Et au niveau des horaires, est-ce que la fréquentation de ce public a évolué, notamment depuis que vous avez obtenu la licence 24 heures en 2017 ? Est-ce que ça invite le public à s’ouvrir à des horaires moins fréquentes ?

On a lancé Concrete avec des formats alldaylong en ouvrant les portes à sept heures du matin, puis quand on a commencé les nuits on ouvrait les portes à 20 heures. Puis nous avons obtenu la licence 24 heures qui nous a permis d’organiser les samedimanche et de proposer des formats de quasiment 28 heures non stop.

 Pour Weather, on s’est posé la question de revenir à des horaires plus habituels pour un festival. Rares sont ceux qui restent ouverts toute la nuit alors que nous on pousse en général jusqu’a tard le matin. On s’est vite dit que ces formats marathon poussant la fête jusqu’a 10h du matin faisait vraiment partie de notre ADN. Je pense que c’est ce qui fait la différence : le public aime vraiment ça. Quand tu paies le prix d’un billet de festival, tu aimes bien pouvoir rester longtemps. Et puis la partie matinale, à partir du moment où le jour se lève, c’est un peu la cerise sur le gâteau. Enfin moi c’est mon moment préféré.

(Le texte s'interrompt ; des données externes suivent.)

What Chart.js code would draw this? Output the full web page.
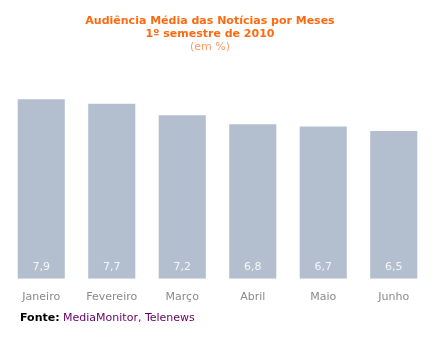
<!DOCTYPE html>
<html lang="pt">
<head>
  <meta charset="UTF-8" />
  <title>Audiência Média das Notícias por Meses</title>
  <script src="https://cdn.jsdelivr.net/npm/chart.js"></script>
  <style>
    html, body {
      margin: 0;
      padding: 0;
      background: #ffffff;
    }

    .wrap {
      position: relative;
      width: 438px;
      height: 339px;
    }

    .fonte {
      position: absolute;
      left: 20px;
      top: 311px;
      font-family: 'DejaVu Sans', sans-serif;
      font-size: 11px;
      color: #660066;
    }

    .fonte b {
      color: #000000;
    }
  </style>
</head>
<body>

  <div class="wrap">
    <canvas id="chart" width="438" height="339"></canvas>
    <div class="fonte"><b>Fonte:</b> MediaMonitor, Telenews</div>
  </div>

  <script>
    const months = ["Janeiro", "Fevereiro", "Março", "Abril", "Maio", "Junho"];
    const audience = [7.9, 7.7, 7.2, 6.8, 6.7, 6.5];
    const titleLines = ["Audiência Média das Notícias por Meses", "1º semestre de 2010"];
    const subtitleText = "(em %)";

    // title block, centred a little left of the plot centre like the original
    const titleBlock = {
      id: "titleBlock",
      afterDraw(chart) {
        const ctx = chart.ctx;
        ctx.save();
        ctx.textAlign = "center";
        ctx.textBaseline = "middle";
        ctx.font = "bold 11px 'DejaVu Sans', sans-serif";
        ctx.fillStyle = "#ff6a10";
        titleLines.forEach((line, i) => ctx.fillText(line, 210, 21 + i * 13));
        ctx.font = "11px 'DejaVu Sans', sans-serif";
        ctx.fillStyle = "#ff9a66";
        ctx.fillText(subtitleText, 210, 47);
        ctx.restore();
      }
    };

    // values written inside the bars, near the base
    const barLabels = {
      id: "barLabels",
      afterDatasetsDraw(chart) {
        const ctx = chart.ctx;
        const meta = chart.getDatasetMeta(0);
        ctx.save();
        ctx.font = "11px 'DejaVu Sans', sans-serif";
        ctx.fillStyle = "#f4f6f9";
        ctx.textAlign = "center";
        ctx.textBaseline = "middle";
        meta.data.forEach((bar, i) => {
          ctx.fillText(audience[i].toFixed(1).replace(".", ","), bar.x, bar.base - 12);
        });
        ctx.restore();
      }
    };

    new Chart(document.getElementById("chart").getContext("2d"), {
      type: "bar",
      data: {
        labels: months,
        datasets: [{
          data: audience,
          backgroundColor: "#b3bfcf",
          barPercentage: 0.668,
          categoryPercentage: 1
        }]
      },
      options: {
        responsive: false,
        animation: false,
        layout: {
          padding: { left: 6, right: 9, top: 97, bottom: 23 }
        },
        plugins: {
          legend: { display: false },
          tooltip: { enabled: false },
          title: { display: false }
        },
        scales: {
          x: {
            grid: { display: false, drawTicks: false },
            border: { display: false },
            ticks: {
              color: "#8a8a8a",
              padding: 12,
              font: { family: "'DejaVu Sans', sans-serif", size: 11 }
            }
          },
          y: {
            display: false,
            min: 0,
            max: 8
          }
        }
      },
      plugins: [barLabels, titleBlock]
    });
  </script>

</body>
</html>
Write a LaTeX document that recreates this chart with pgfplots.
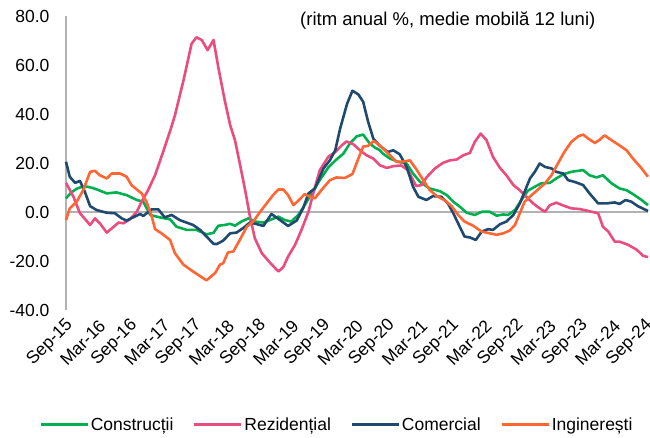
\documentclass[border=0pt]{standalone}
\usepackage{fontspec}
\setmainfont{Liberation Sans}
\usepackage{pgfplots}
\pgfplotsset{compat=1.18}
\definecolor{cgreen}{RGB}{0,176,80}
\definecolor{cpink}{RGB}{234,76,126}
\definecolor{cnavy}{RGB}{31,73,110}
\definecolor{corange}{RGB}{255,102,51}
\begin{document}
\begin{tikzpicture}
\useasboundingbox (-66pt,-127pt) rectangle (584pt,310pt);
\begin{axis}[
  at={(0pt,0pt)}, anchor=south west,
  scale only axis, width=582pt, height=294pt,
  xmin=0, xmax=108.5, ymin=-40, ymax=80,
  axis x line*=bottom, axis y line*=left,
  x axis line style={draw=none},
  y axis line style={draw=gray!60, line width=1.2pt},
  major tick length=0pt,
  ytick={-40,-20,0,20,40,60,80},
  yticklabels={-40.0,-20.0,0.0,20.0,40.0,60.0,80.0},
  xtick={0,6,...,108},
  xticklabels={Sep-15,Mar-16,Sep-16,Mar-17,Sep-17,Mar-18,Sep-18,Mar-19,Sep-19,Mar-20,Sep-20,Mar-21,Sep-21,Mar-22,Sep-22,Mar-23,Sep-23,Mar-24,Sep-24},
  tick label style={font=\fontsize{17.5}{20}\selectfont},
  yticklabel style={anchor=east, xshift=-13pt},
  xticklabel style={rotate=45, anchor=east, inner sep=0pt, xshift=-6pt, yshift=-12pt},
  extra y ticks={0}, extra y tick labels={},
  extra y tick style={grid=major, major grid style={draw=gray!60, line width=1.2pt}},
  clip=false,
  legend columns=4,
  legend style={draw=none, fill=none, at={(0.465,-0.391)}, anchor=center,
    font=\fontsize{17.5}{20}\selectfont,
    nodes={inner sep=1.5pt},
    /tikz/every even column/.append style={column sep=18pt}},
  legend image code/.code={\draw[#1, line width=3pt] (0pt,0pt) -- (47pt,0pt);},
  every axis plot/.append style={line width=2.6pt, line join=round, no marks},
]
\addplot[cgreen] coordinates {
(0,5.6) (1,8) (2,9.5) (3,10.3) (4,10.3) (5,9.8) (6,9) (7.6,7.6) (9.4,8) (11.3,6.9)
(13.2,4.9) (14.4,4.2) (15.7,-1.2) (17.5,-2.2) (19.4,-3) (20.6,-6) (22.5,-7.3) (24.3,-7.3)
(26.2,-9.1) (27.5,-8.5) (28.4,-5.6) (29.6,-5.3) (30.6,-4.8) (31.5,-5.6) (32.7,-3.9) (34,-2.6)
(35.2,-3.9) (36.8,-4.3) (38,-3.3) (39.6,-1.9) (40.8,-3.3) (42,-3.9) (43.3,-1.2) (44.5,2.8)
(45.8,7.6) (47.3,13) (48.9,18.2) (50.4,21.4) (51.7,23.8) (52.9,27.9) (54.2,30.9) (55.4,31.6)
(56.6,28) (57.6,26.3) (58.5,25.2) (59.1,23.8) (60.4,21.8) (61.9,20.5) (63.5,19.8) (64.7,15.7)
(66,12.3) (67.8,9.6) (69.7,8.5) (71,6.9) (72.2,4.2) (73.4,2.2) (74.7,-0.3) (76.2,-1.2)
(77.5,0.1) (79,0.1) (80.3,-1.5) (81.5,-1) (82.4,-1.2) (83.7,0.8) (84.9,4.9) (86.1,8.7)
(87.4,10.3) (88.6,11.7) (90.2,11.9) (91.4,13.7) (92.7,15.4) (94.2,16.4) (96.4,17.1) (97.6,15)
(98.9,14.1) (100.1,15) (101.7,11.7) (103.2,9.6) (104.5,8.9) (105.7,7.3) (107.3,4.9) (108.5,2.8)
};
\addlegendentry{Construcții}
\addplot[cpink] coordinates {
(0,11.9) (1.4,6.2) (2.6,-0.5) (4.5,-5.3) (5.4,-2.6) (6.3,-4.6) (7.6,-8.4) (8.8,-6.2)
(9.8,-4.3) (10.7,-4.6) (11.9,-3) (13.2,0.1) (14.1,4.2) (15.3,8.9) (16.6,15) (18.1,24.5)
(19.4,33) (20.3,39.4) (21.9,53.7) (23.4,68.6) (24.3,71.3) (25.3,70.2) (26.4,66.1) (27.5,70.2)
(28.4,59) (29.6,45.5) (30.6,35.5) (31.5,29.3) (32.4,19.8) (33.4,8.9) (34.3,-1.9) (35.2,-10.7)
(36.5,-16.8) (38,-20.6) (39.6,-24.3) (40.5,-22.5) (41.4,-18.2) (42.7,-13.4) (43.9,-7.3) (45.2,0.1)
(46.1,7.6) (47.3,17) (48.9,22.5) (50.2,24.5) (51.4,27.2) (52.3,28.8) (53.6,27.6) (54.8,25.2)
(56,23.2) (57.3,21.8) (58.5,19.1) (59.8,18) (61,18.7) (62.5,19) (63.8,17) (64.7,13)
(65.3,10.6) (66.3,11) (67.2,14.1) (68.8,17.8) (70.3,20.1) (71.6,21.1) (72.8,21.4) (74.1,23.2)
(75.3,24.1) (76.2,28.6) (77.3,32) (78.4,29.3) (79.6,22.5) (80.9,18) (82.1,15) (83.4,11)
(84.6,8.9) (85.8,6.2) (87.1,3.5) (88.3,1.5) (89.3,0.1) (90.2,2.8) (91.4,3.8) (93,2.4)
(94.2,1.5) (95.8,1.2) (97.4,0.4) (99.2,-0.5) (100.1,-6) (101.1,-8) (102.3,-12.1) (103.2,-12.1)
(104.8,-13.4) (106.4,-15.4) (107.6,-17.9) (108.5,-18.4)
};
\addlegendentry{Rezidențial}
\addplot[cnavy] coordinates {
(0,20.5) (0.7,14.4) (1.7,11.9) (2.6,12.7) (3.5,8.3) (4.5,2.4) (5.7,0.8) (7.6,-0.3)
(9.1,-0.5) (10.4,-2.6) (11.3,-3.5) (12.5,-2.2) (13.8,-0.8) (14.4,-1.6) (16,1.1) (17.2,1.1)
(18.4,-2.2) (19.7,-1.2) (21.2,-3.3) (23.7,-5.3) (25,-7.3) (26.5,-10.7) (27.5,-13) (28.1,-13.1)
(29.3,-11.7) (30.6,-8.7) (31.8,-8.4) (33,-6.6) (34.3,-4.3) (35.5,-4.9) (36.8,-5.7) (38.3,-0.8)
(39.9,-3.3) (41.4,-5.7) (43,-3.5) (44.2,1.5) (45.2,7.6) (46.4,9.6) (48,17.8) (49.2,21.1)
(50.2,25.2) (51.1,34) (52.4,44.2) (53.4,49.5) (54.5,48) (55.4,45) (56.3,37) (57.3,29.9)
(58.5,27) (60,24.5) (61,25.2) (62.2,23.6) (63.5,18.4) (64.7,10.3) (65.7,6.2) (67.2,4.9)
(68.4,6.5) (70,6.2) (71.2,3.5) (72.2,-0.5) (73.4,-6) (74.3,-10) (75.3,-10.4) (76.4,-11.4)
(77.5,-8) (78.7,-7) (79.6,-7.3) (80.9,-5) (82.1,-3.9) (83.4,-1.2) (84.6,3.5) (85.5,8.3)
(86.5,13.7) (87.4,16.4) (88.3,19.8) (89.3,18.4) (90.5,17.8) (91.4,16.4) (92.7,15.7) (93.6,13)
(94.8,12.3) (96.4,11) (97.6,7.6) (99.2,3.5) (100.7,3.5) (102.3,3.9) (103.2,3.3) (104.3,4.9)
(105.4,4.2) (106.6,2.4) (108.5,0.4)
};
\addlegendentry{Comercial}
\addplot[corange] coordinates {
(0,-3.3) (0.7,1.5) (2,4.2) (3.2,8.9) (4.5,16.4) (5.4,16.8) (6.3,15) (7.6,13.7)
(8.5,15.7) (10.1,15.7) (11.3,14.4) (12.2,11) (13.2,9.2) (14.1,7.6) (15,4.2) (16,-1.9)
(16.6,-7) (17.8,-8.7) (19.4,-11.4) (20.3,-16.8) (21.9,-21.5) (23.7,-24.3) (26.2,-27.9) (27.8,-24.9)
(28.7,-21.5) (29.3,-20.9) (30.2,-16.5) (31.2,-16.1) (32.4,-11.4) (33.7,-6) (34.9,-3.9) (36.2,0.1)
(37.4,3.5) (38.6,6.9) (39.6,9.2) (40.5,9.2) (41.4,6.9) (42.4,2.8) (43.3,4.6) (44.5,7.3)
(45.5,6.2) (46.4,5.6) (47.6,8.9) (49.2,13) (50.4,14.1) (52,13.9) (53.4,15.5) (54.5,21.8)
(55.4,26.7) (56.3,27) (57.4,29) (58.8,26.6) (60.4,23.2) (61.6,20.5) (62.8,20.5) (64.1,21.1)
(65.3,17.5) (66.6,13) (67.8,9) (69.1,6.5) (70.6,4.8) (71.9,2.4) (73.1,-1.2) (74.3,-3.9)
(75.9,-5.6) (77.5,-8) (79,-8.7) (80.3,-9.3) (81.5,-8.7) (82.7,-7.6) (83.7,-5.3) (84.6,-0.5)
(85.5,4.2) (86.8,6.9) (88,9.2) (89.3,11.7) (90.5,15) (91.7,19.8) (92.9,24.5) (94.2,28.6)
(95.5,30.9) (96.4,31.6) (97.4,29.9) (98.6,28.2) (99.5,29.5) (100.4,31.3) (101.7,29.3) (102.9,27.6)
(104.5,25.2) (105.7,21.8) (107.3,17.8) (108.5,14.4)
};
\addlegendentry{Inginerești}
\node[font=\fontsize{18.5}{22}\selectfont, anchor=center] at (rel axis cs:0.656,0.983) {(ritm anual \%, medie mobilă 12 luni)};
\end{axis}
\end{tikzpicture}
\end{document}
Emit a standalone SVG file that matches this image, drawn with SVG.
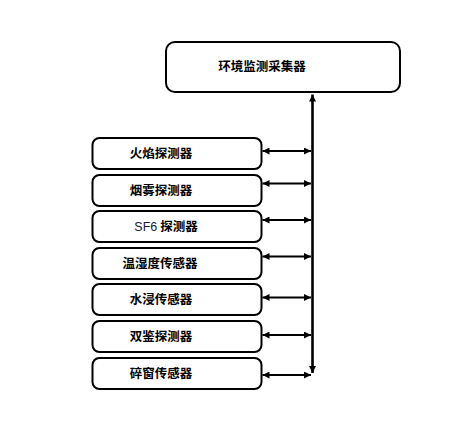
<svg xmlns="http://www.w3.org/2000/svg" width="466" height="432" viewBox="0 0 466 432">
<style>
.box{fill:#fff;stroke:#000;stroke-width:2}
.t{font-family:"Noto Sans CJK SC","Liberation Sans",sans-serif;font-size:12.5px;font-weight:bold;fill:#000;text-anchor:middle}
.c{stroke:#000;stroke-width:2;fill:none}
.v{stroke:#000;stroke-width:2.6;fill:none}
</style>
<defs>
<marker id="ah" viewBox="0 0 10 10" refX="10" refY="5" markerWidth="9" markerHeight="7" markerUnits="userSpaceOnUse" orient="auto-start-reverse">
<path d="M0,0 L10,5 L0,10 z" fill="#000"/>
</marker>
</defs>
<rect width="466" height="432" fill="#fff"/>
<g id="collector"><rect class="box" x="166" y="42" width="234" height="50" rx="9"/><text class="t" x="262" y="71">环境监测采集器</text></g>
<g id="n1"><rect class="box" x="92.5" y="138" width="169" height="31" rx="7"/><text class="t" x="161" y="158">火焰探测器</text></g>
<g id="n2"><rect class="box" x="92.5" y="175" width="169" height="31" rx="7"/><text class="t" x="161" y="195">烟雾探测器</text></g>
<g id="n3"><rect class="box" x="92.5" y="211" width="169" height="31" rx="7"/><text class="t" x="166" y="231"><tspan font-weight="normal" font-family="Liberation Sans, sans-serif" fill="#1a1a33">SF6</tspan> 探测器</text></g>
<g id="n4"><rect class="box" x="92.5" y="248" width="169" height="31" rx="7"/><text class="t" x="160" y="268">温湿度传感器</text></g>
<g id="n5"><rect class="box" x="92.5" y="284" width="169" height="31" rx="7"/><text class="t" x="161" y="304">水浸传感器</text></g>
<g id="n6"><rect class="box" x="92.5" y="321" width="169" height="31" rx="7"/><text class="t" x="161" y="341">双鉴探测器</text></g>
<g id="n7"><rect class="box" x="92.5" y="358" width="169" height="31" rx="7"/><text class="t" x="161" y="378">碎窗传感器</text></g>
<g id="connectors">
<path class="v" d="M312.5,373 L312.5,94.5" marker-start="url(#ah)" marker-end="url(#ah)"/>
<path class="c" d="M262.5,151 L311,151" marker-start="url(#ah)" marker-end="url(#ah)"/>
<path class="c" d="M262.5,183.5 L311,183.5" marker-start="url(#ah)" marker-end="url(#ah)"/>
<path class="c" d="M262.5,220 L311,220" marker-start="url(#ah)" marker-end="url(#ah)"/>
<path class="c" d="M262.5,256.5 L311,256.5" marker-start="url(#ah)" marker-end="url(#ah)"/>
<path class="c" d="M262.5,297.5 L311,297.5" marker-start="url(#ah)" marker-end="url(#ah)"/>
<path class="c" d="M262.5,335 L311,335" marker-start="url(#ah)" marker-end="url(#ah)"/>
<path class="c" d="M262.5,375 L311,375" marker-start="url(#ah)" marker-end="url(#ah)"/>
</g>
</svg>
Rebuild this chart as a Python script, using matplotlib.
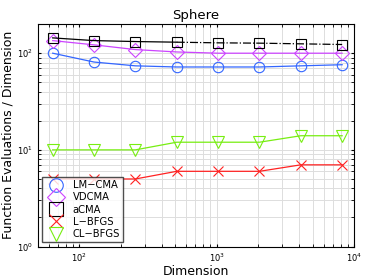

Tu prends de court ma dernière question ! Entre 20h et 10h, et pour faire un clin d’oeil aux trois sous-labels de Concrete, 3AM, 4AM et 7AM, c’est donc le lever du soleil que tu préfères ?

Ouais le lever de jour, le début du matin c’est vraiment mon moment favori. D’autant plus avec un évènement comme le Weather, parce que c’est le moment où j’arrête de travailler, là où je vais pouvoir prendre mon premier shot. C’est un moment que j’adore. Et puis dans une fête, c’est le moment où l’énergie est la meilleure. Les gens qui sont toujours là à sept heures du matin, ce sont les gens qui veulent vraiment rester. Ceux qui sont venus un peu par hasard pour voir à quoi ça ressemblait sont déjà repartis. Il y a plus de place sur les dancefloors. C’est aussi le moment où les gens se lâchent vraiment. Et nous aussi!